Yum! Brands Acquires ‘Conversational Commerce’ Platform Amid Ongoing Digital Push

Yum! Brands, parent company of quick-service restaurant (QSR) giants Taco Bell, KFC and Pizza Hut, announced Wednesday (March 24) its acquisition of chat-based ordering and marketing platform company Tictuk. The company’s “conversational commerce” software enables consumers to engage with brands and to place orders through messaging platforms including SMS, WhatsApp, Facebook Messenger and Telegram.

“Omnichannel ordering creates new opportunities for relevant and intimate engagement with customers and gives brands the ability to reach a wider audience,” Tictuk Founder and CEO Tomer Ben-Ezra said in a statement. “By developing an ecosystem that synergizes ordering technology with performance marketing and analytics, we are empowering brands to better serve customers and increase sales.”

The news comes shortly after Yum! Brands announced its acquisition of artificial intelligence (AI) analytics company Kvantum, Inc., which creates complex models of consumer behavior to provide marketing insights. This latest add builds on the restaurant company’s recent eCommerce success, seeing a 45 percent increase in digital sales in 2020 for a total of $17 billion. These upgrades come as consumers’ adoption of digital ordering tools speeds up, with the events of the past year driving unprecedented levels of online engagement.

“Tictuk has a proven track record of driving increased conversion, loyalty and sales by making it even easier for customers to order our brands through their preferred social media or conversational channel,” Clay Johnson, Yum! Brands’ Chief Digital and Technology Officer, said in a statement. “With Tictuk, we’re able to offer our franchisees around the world an incredibly effective omnichannel ordering system that can be customized to every market’s needs and implemented within just a few days … allowing us to offer more frictionless ordering experiences for our customers.”

As to the “omnichannel” element that Johnson referenced, Tictuk’s ordering software enables not just digital delivery orders, but also curbside pickup and even in-restaurant dining orders. The company has already been using Tictuk’s platform in around 900 restaurants outside the U.S.

In addition to these recent acquisitions, Yum! Brands has also been working on internally built digital technologies, according to a call with analysts in February, including a new KFC eCommerce platform, a tablet-based POS system for Taco Bell, and Pizza Hut’s HutSpot app, which looks to optimize work flow through “intelligent coaching.”

Of course, in the race to achieve the smartest and most frictionless digital ecosystem, Yum! Brands is not the only company making major moves right now. Domino’s, for one, is working with machine learning company Datatron to improve operations, identify marketing opportunities, and enhance its customer experience, according to a Datatron announcement on Monday (March 22). Meanwhile, many leading QSR chains are competing to offer the most personalized loyalty apps, using AI to tailor offers and messages to consumers’ individual preferences.

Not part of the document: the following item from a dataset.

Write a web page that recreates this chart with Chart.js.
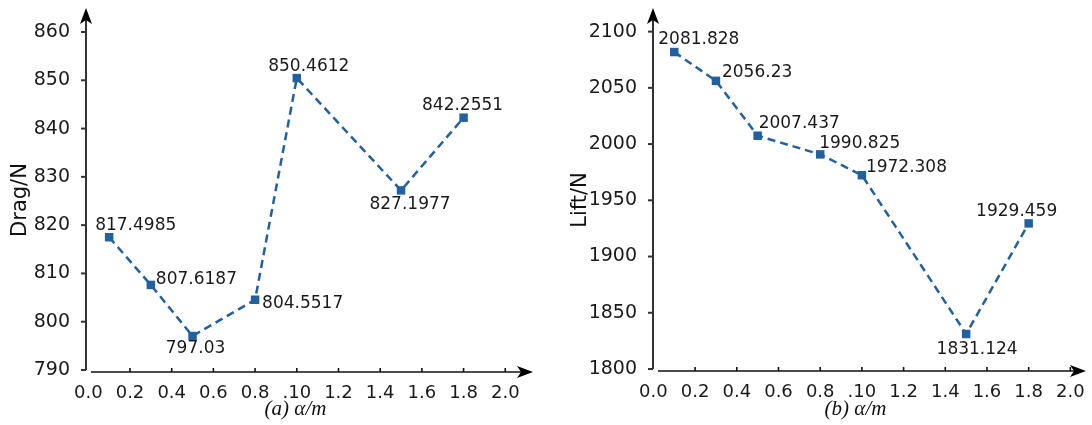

By acquiring leading players in these fields, rather than partnering with them, Yum! Brands positions itself to retain the advantage, with full ownership of its digital optimization, able to bar competitors from accessing technologies which they otherwise might have leveraged to their own advantage. Additionally, just as Yum! Brands has paired Kvantum’s technology with the expertise of the strategists at Collider Lab, a marketing strategy consultancy that was acquired by the QSR giant in 2015, these acquisitions give the company a chance to combine leading minds from a range of relevant fields to develop the most creative and effective digital solutions.